Please do bear in mind that it was created for the checklistbank (i.e. was meant for taxonomic, regional and other lists of species) rather than for occurrence data, so may not be an appropriate set of terms, or considered useful to try and standardise at all on occurrences. I'd suggest forming an opinion based on the seen values on occurrences.

ManonGros commented 2 years ago

https://api.gbif.org/v1/enumeration/basic/NomenclaturalStatus

timrobertson100 commented 2 years ago

Just in case it's not known - that API is a representation of the Java enum. All (ha!) our enums have that.

I had understood the question more as - how did those concepts come about in the first place - and the list of reference sites from the enum documentation would be the likeliest with a few additions over time. This one was started circa 2008.
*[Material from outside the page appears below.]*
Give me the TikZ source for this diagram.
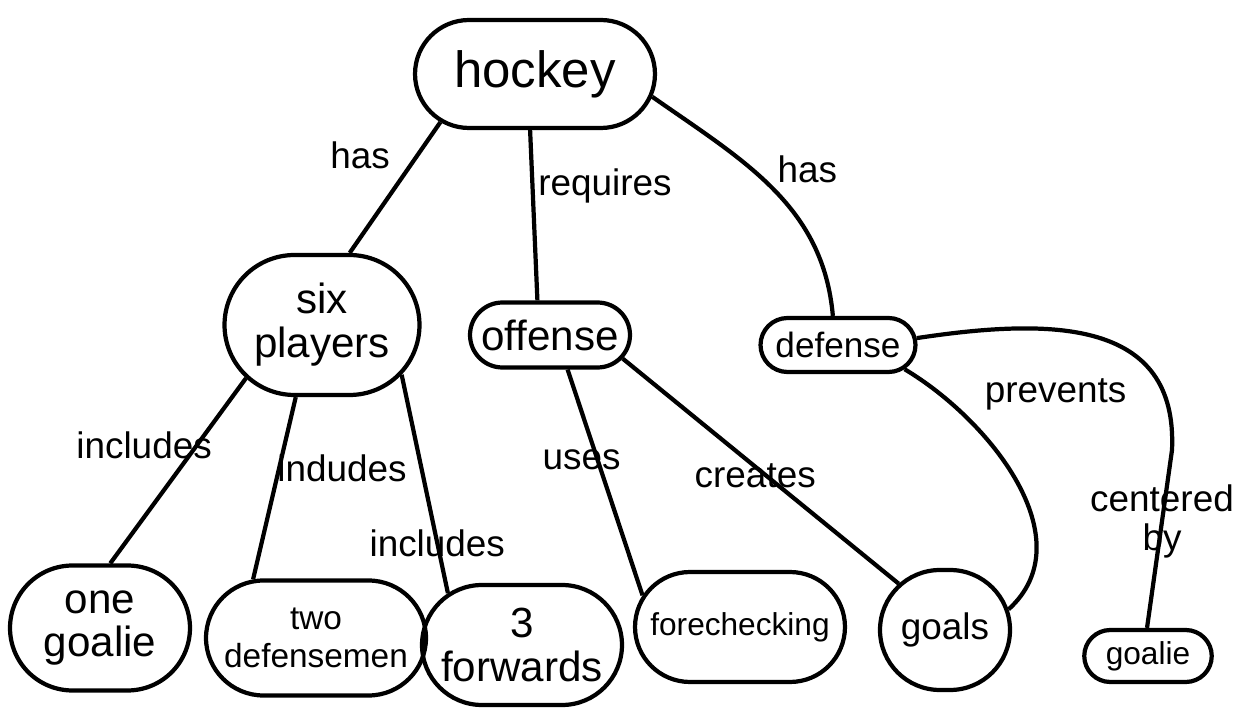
\documentclass[tikz,border=0pt]{standalone}
\usepackage{fontspec}
\setmainfont{Liberation Sans}
\usetikzlibrary{shapes.misc, positioning}

\begin{document}
\begin{tikzpicture}[x=0.02cm, y=-0.02cm, line width=2.4pt]
    \tikzstyle{concept}=[rounded rectangle, draw, line width=2.4pt, inner sep=0pt, align=center, font=\fontsize{24}{25}\selectfont]
    \tikzstyle{link}=[inner sep=1pt, font=\fontsize{21}{22}\selectfont]

    \useasboundingbox (0,0) rectangle (1251,712);

    \node[concept, minimum width=4.8cm, minimum height=2.16cm, font=\fontsize{29}{30}\selectfont] (hockey) at (535,74) {hockey};

    \node[concept, minimum width=3.9cm, minimum height=2.8cm] (six) at (322,325) {six\\players};
    \node[concept, minimum width=3.2cm, minimum height=1.3cm] (offense) at (550,335) {offense};
    \node[concept, minimum width=3.1cm, minimum height=1.08cm, font=\fontsize{20}{21}\selectfont] (defense) at (838,345) {defense};

    \node[concept, minimum width=3.6cm, minimum height=2.5cm] (one) at (100,628) {one\\goalie};
    \node[concept, minimum width=4.4cm, minimum height=2.3cm, font=\fontsize{19}{22}\selectfont] (two) at (316,638) {two\\defensemen};
    \node[concept, minimum width=4.0cm, minimum height=2.4cm] (forwards) at (522,645) {3\\forwards};
    \node[concept, minimum width=4.2cm, minimum height=2.2cm, font=\fontsize{18}{20}\selectfont] (fore) at (740,627) {forechecking};
    \node[concept, minimum width=2.6cm, minimum height=2.4cm, font=\fontsize{21}{22}\selectfont] (goals) at (945,630) {goals};
    \node[concept, minimum width=2.55cm, minimum height=1.04cm, font=\fontsize{18}{20}\selectfont] (goalie) at (1148,656) {goalie};

    \draw (hockey.207) -- node[link, pos=0.25, xshift=-1.15cm] {has} (six.69);
    \draw (hockey.265) -- node[link, pos=0.33, xshift=1.45cm] {requires} (offense.110);
    \draw (hockey.-11) to[out=-35, in=95] node[link, pos=0.4, xshift=1.1cm] {has} (defense.100);

    \draw (six.215) -- node[link, pos=0.36, xshift=-1.06cm] {includes} (one.81);
    \draw (six.250) -- node[link, pos=0.39, xshift=1.26cm] {indudes} (two.137);
    \draw (six.-32) -- node[link, pos=0.77] {includes} (forwards.145);

    \draw (offense.-63) -- node[link, pos=0.4, xshift=-0.32cm] {uses} (fore.162);
    \draw (offense.-18) -- node[link, pos=0.52, xshift=-0.22cm] {creates} (goals.135);

    \draw (defense.-20) .. controls (990,420) and (1085,540) .. node[link, pos=0.14, xshift=2.3cm] {prevents} (goals.18);
    \draw (defense.5) .. controls (1050,318) and (1178,318) .. (1172,450)
        -- node[link, pos=0.4, align=center] {centered\\by} (goalie.92);
\end{tikzpicture}
\end{document}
CecSve commented 2 years ago

Yes it was a question on how those concepts were chosen, because the verbatim values really does not translate into those concepts - but that is probably because, as you said, they were made for the checklistbank and not occurrences. The verbatim values more translate into how the name was assigned or the certainty of the name giving

ahahn-gbif commented 2 years ago

I would also have expected a nomenclatural status with checklist data (relating to the names as such, not to the way that names apply to occurrences). That being the case, the verbatim data mapped to this concept are possibly there due to a misunderstanding of the term, rather than needing to be handled in our interpretation of this concept. For occurrence data, I would expect the concept of identificationQualifier (cf., aff., possibly including s.str.(?)) to be way more relevant.

CecSve commented 2 years ago

@ahahn-gbif I have talked to some people at the museum and they agree that nomenclaturalStatus refers to names and not occurrences.

CecSve commented 2 years ago

From the terms we get from occurrences it seems that the majority of values comes from erroneuos mapping - the values would fit better under identificationQualifier since they relate to the use of the name and not the status of the name.

It is questionable whether the nomenclatural status should be part of the occurrence core at all.

CecSve commented 2 years ago

Typing this so we remember the feedback from the nomenclature people:

Sensu stricto and sensu lato (examples of verbatim values) etc would generally also not be used in a checklist setting. Sensu stricto (in strict sense) is used for subgenera to define the subgenera that is named after the genera (which there always is one subgenus that is), e.g. Carabus carabus. Sensu lato is always in context of something that needs to be defined - so the name usage is the broad definition of the species in a given context, so this is typically used in publications and is meaningless in this field if we do not get the context of the 'broad sense' understanding of the name.